Flexibility for National Health Service Corps (NHSC) Members: Allows the U.S. Department of Health and Human Services Secretary to reassign NHSC members to a closer site than the one to which they were originally assigned to respond to COVID-19. View NHSC FAQs on COVID-19.

Professional Program Funding: Extends funding for CHCs, the NHSC, and the Teaching Health Center Graduate Medical Education Program at current levels through November 30, 2020

Geriatrics Training: Reauthorizes and updates Title VII of the Public Health Service Act, which pertains to programs to support clinician training and faculty development, including the training of practitioners in family medicine, general internal medicine, geriatrics, pediatrics, and other medical specialties

Emergency Paid Sick Leave Limitation: Limits the amount an employer is required to pay for sick leave to $511 per day ($5,110 in aggregate) or $200 per day ($2,000 in aggregate) to care for a quarantined individual or child

Additional Resources and Contact Information

For information about how the CARES Act affects osteopathic medical education (OME) more broadly, please review AACOM’s analysis of the stimulus package on how the law impacts OME.

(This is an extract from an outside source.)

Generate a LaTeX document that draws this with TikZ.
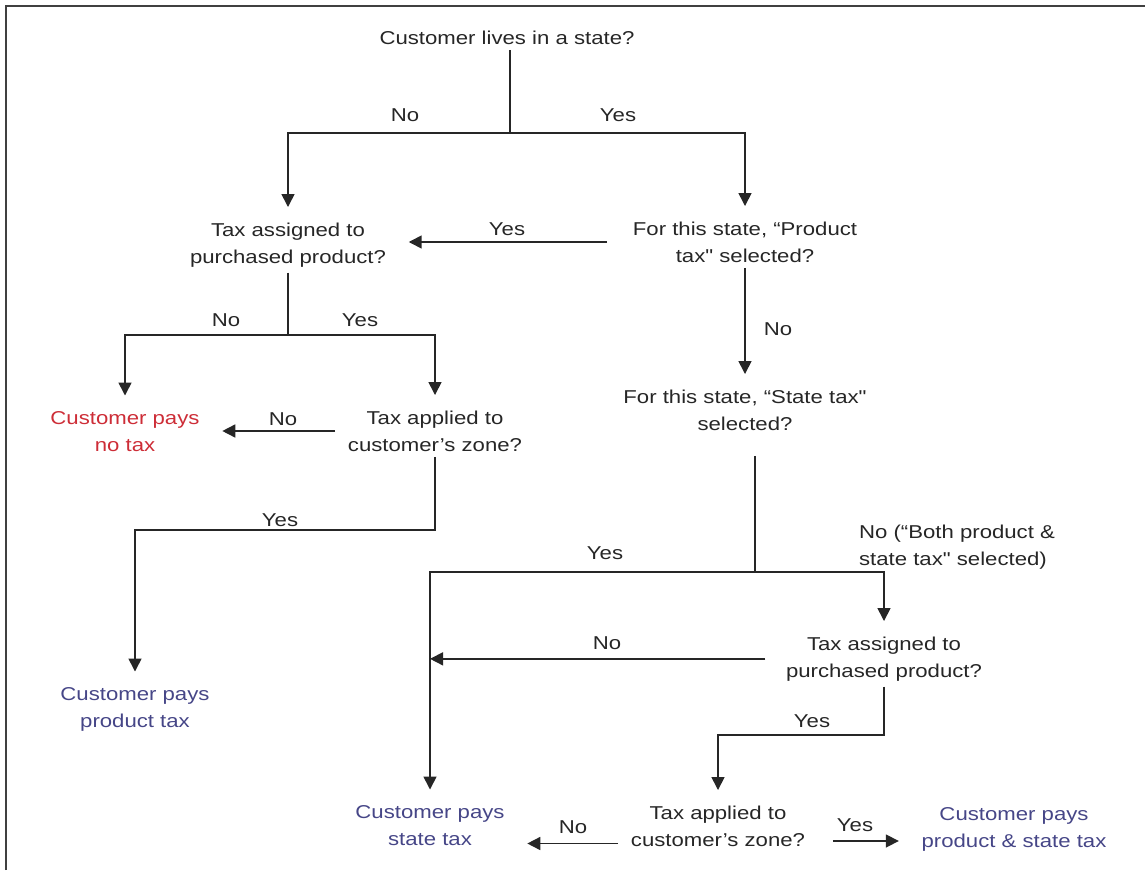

Paycheck Protection Program and Health Care Enhancement Act

In a continued effort to combat the significant economic effects of the COVID-19 pandemic, the President last month signed into law the Paycheck Protection Program and Health Care Enhancement

Act (P.L. 116-139), a $483.4 billion relief package originally meant to be an “interim” fix to replenish a small-business loan program created in the CARES Act. Dubbed COVID 3.5, the latest package includes $321 billion for the depleted Paycheck Protection Program to aid small businesses suffering under the COVID-19 pandemic, $75 billion for hospitals and other medical providers to cover increased expenses and lost revenue, and $25 billion for federal, state, and local coronavirus testing. View AACOM’s analysis of COVID 3.5.